YOUR OBJECTIVE »
Restate the records that follow word for word; no pictures should appear.
§
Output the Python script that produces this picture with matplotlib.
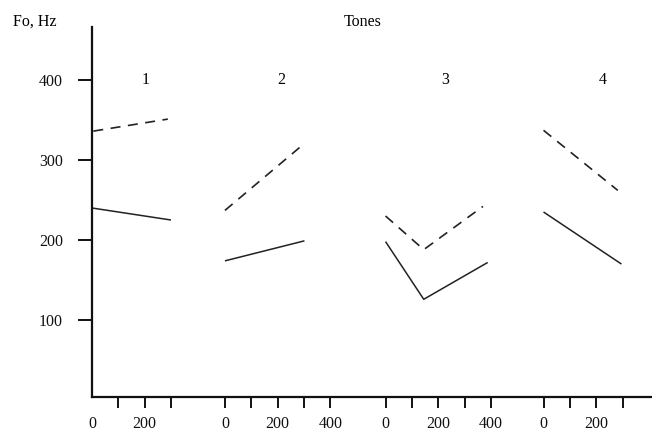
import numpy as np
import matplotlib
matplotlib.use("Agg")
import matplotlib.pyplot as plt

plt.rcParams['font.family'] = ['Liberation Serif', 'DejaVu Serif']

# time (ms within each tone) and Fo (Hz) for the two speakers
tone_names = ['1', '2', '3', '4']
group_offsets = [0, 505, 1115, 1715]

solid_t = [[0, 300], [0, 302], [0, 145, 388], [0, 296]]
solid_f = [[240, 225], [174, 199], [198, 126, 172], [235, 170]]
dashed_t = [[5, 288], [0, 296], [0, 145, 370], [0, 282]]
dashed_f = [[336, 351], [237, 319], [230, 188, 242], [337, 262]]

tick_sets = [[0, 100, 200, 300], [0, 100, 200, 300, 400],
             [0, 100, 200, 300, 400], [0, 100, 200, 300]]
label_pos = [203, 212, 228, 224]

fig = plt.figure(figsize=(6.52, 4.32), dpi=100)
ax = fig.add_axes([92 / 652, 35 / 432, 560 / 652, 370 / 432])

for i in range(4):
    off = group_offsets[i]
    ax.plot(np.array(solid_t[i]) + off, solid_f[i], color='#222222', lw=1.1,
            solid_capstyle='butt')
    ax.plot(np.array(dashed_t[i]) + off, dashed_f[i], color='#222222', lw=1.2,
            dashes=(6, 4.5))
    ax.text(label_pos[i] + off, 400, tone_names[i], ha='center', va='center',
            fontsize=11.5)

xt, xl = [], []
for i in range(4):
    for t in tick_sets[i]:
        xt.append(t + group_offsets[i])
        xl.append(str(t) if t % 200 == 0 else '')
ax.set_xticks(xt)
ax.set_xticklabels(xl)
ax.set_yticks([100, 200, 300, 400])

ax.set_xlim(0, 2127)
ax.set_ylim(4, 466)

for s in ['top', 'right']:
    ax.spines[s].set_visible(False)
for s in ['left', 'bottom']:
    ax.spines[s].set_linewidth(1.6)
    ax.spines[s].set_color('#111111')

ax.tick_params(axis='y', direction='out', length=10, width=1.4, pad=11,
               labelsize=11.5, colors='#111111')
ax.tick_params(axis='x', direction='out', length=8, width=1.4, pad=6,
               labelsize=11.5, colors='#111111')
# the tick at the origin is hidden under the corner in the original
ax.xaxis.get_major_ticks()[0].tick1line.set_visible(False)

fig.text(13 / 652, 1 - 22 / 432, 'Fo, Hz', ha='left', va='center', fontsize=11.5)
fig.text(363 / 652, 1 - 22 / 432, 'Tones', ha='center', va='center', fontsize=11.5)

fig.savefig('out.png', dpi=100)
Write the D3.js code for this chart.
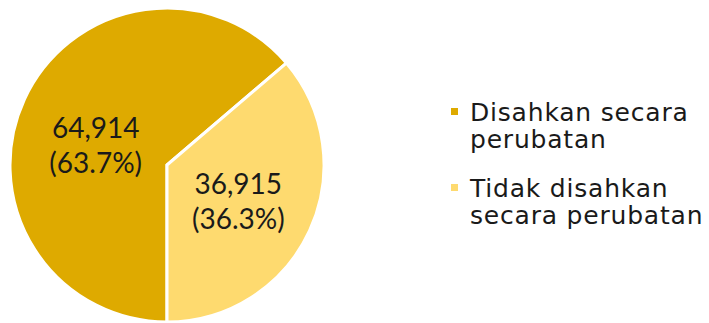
§
TASK ANSWER »
Output the Python script that produces this picture with matplotlib.
import numpy as np
import matplotlib
matplotlib.use("Agg")
import matplotlib.pyplot as plt

plt.rcParams['font.family'] = ['Liberation Serif', 'DejaVu Serif']

# time (ms within each tone) and Fo (Hz) for the two speakers
tone_names = ['1', '2', '3', '4']
group_offsets = [0, 505, 1115, 1715]

solid_t = [[0, 300], [0, 302], [0, 145, 388], [0, 296]]
solid_f = [[240, 225], [174, 199], [198, 126, 172], [235, 170]]
dashed_t = [[5, 288], [0, 296], [0, 145, 370], [0, 282]]
dashed_f = [[336, 351], [237, 319], [230, 188, 242], [337, 262]]

tick_sets = [[0, 100, 200, 300], [0, 100, 200, 300, 400],
             [0, 100, 200, 300, 400], [0, 100, 200, 300]]
label_pos = [203, 212, 228, 224]

fig = plt.figure(figsize=(6.52, 4.32), dpi=100)
ax = fig.add_axes([92 / 652, 35 / 432, 560 / 652, 370 / 432])

for i in range(4):
    off = group_offsets[i]
    ax.plot(np.array(solid_t[i]) + off, solid_f[i], color='#222222', lw=1.1,
            solid_capstyle='butt')
    ax.plot(np.array(dashed_t[i]) + off, dashed_f[i], color='#222222', lw=1.2,
            dashes=(6, 4.5))
    ax.text(label_pos[i] + off, 400, tone_names[i], ha='center', va='center',
            fontsize=11.5)

xt, xl = [], []
for i in range(4):
    for t in tick_sets[i]:
        xt.append(t + group_offsets[i])
        xl.append(str(t) if t % 200 == 0 else '')
ax.set_xticks(xt)
ax.set_xticklabels(xl)
ax.set_yticks([100, 200, 300, 400])

ax.set_xlim(0, 2127)
ax.set_ylim(4, 466)

for s in ['top', 'right']:
    ax.spines[s].set_visible(False)
for s in ['left', 'bottom']:
    ax.spines[s].set_linewidth(1.6)
    ax.spines[s].set_color('#111111')

ax.tick_params(axis='y', direction='out', length=10, width=1.4, pad=11,
               labelsize=11.5, colors='#111111')
ax.tick_params(axis='x', direction='out', length=8, width=1.4, pad=6,
               labelsize=11.5, colors='#111111')
# the tick at the origin is hidden under the corner in the original
ax.xaxis.get_major_ticks()[0].tick1line.set_visible(False)

fig.text(13 / 652, 1 - 22 / 432, 'Fo, Hz', ha='left', va='center', fontsize=11.5)
fig.text(363 / 652, 1 - 22 / 432, 'Tones', ha='center', va='center', fontsize=11.5)

fig.savefig('out.png', dpi=100)
Write the D3.js code for this chart.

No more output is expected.